A plurality of synthetic diamond grains having mean size of about 25 microns may be joined to a wire to provide a fixed-diamond wire for cutting silicon, silicon carbide, sapphire or quartz, for example. The diamond grains may be provided with a Ti or Cr coating on the surface, which may react with carbon at the diamond surface to form titanium carbide or chromium carbide. An inner cutter coat of Ni may be deposited over the Ti or Cr coat by means of electroplating, the Ni coat covering substantially the entire surface of the grains and having a mean thickness of about 1 micron. A cutter coat layer comprising NiP and having a mean thickness of about 5 microns may then be deposited onto the Ni coat. A spring steel wire having a diameter of about 250 microns may be immersed into a bed of the diamond grains and an electric current may be passed through the wire to heat it to a temperature at least about 950 degrees centigrade to melt the NiP, which may wet and bond to the wire material. The wire may then be cooled and removed from the vessel to provide a wire comprising diamond grains joined to it. Certain terms as used herein are briefly explained below.

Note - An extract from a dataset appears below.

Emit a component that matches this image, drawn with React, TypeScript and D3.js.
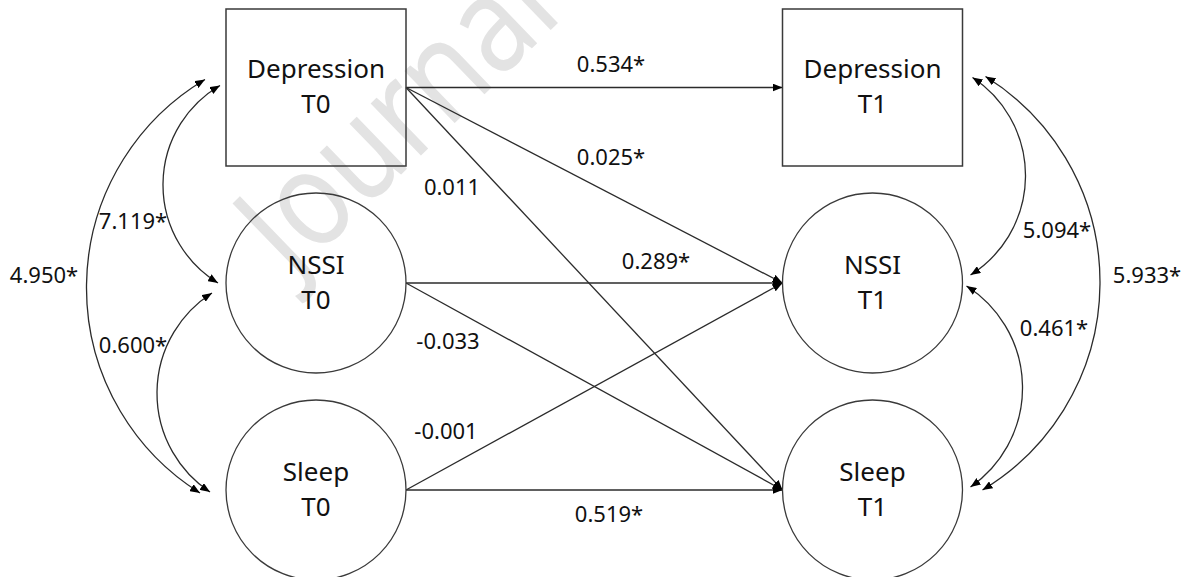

As used herein, a material in the solid phase is wettable by material in the liquid phase if the liquid tends to move or become arranged to increase the contact area with the solid as a result of the surface interaction thermodynamic forces (i.e. to reduce the surface tension). The degree of wetting (i.e. the wettability) is determined by a force balance between adhesive and cohesive forces. Wetting may be important in the bonding or adherence of two materials and the surface forces that control wetting are also responsible for other related effects, including so-called capillary effects.

The cutter constructions according to this disclosure may also be referred to as tool elements.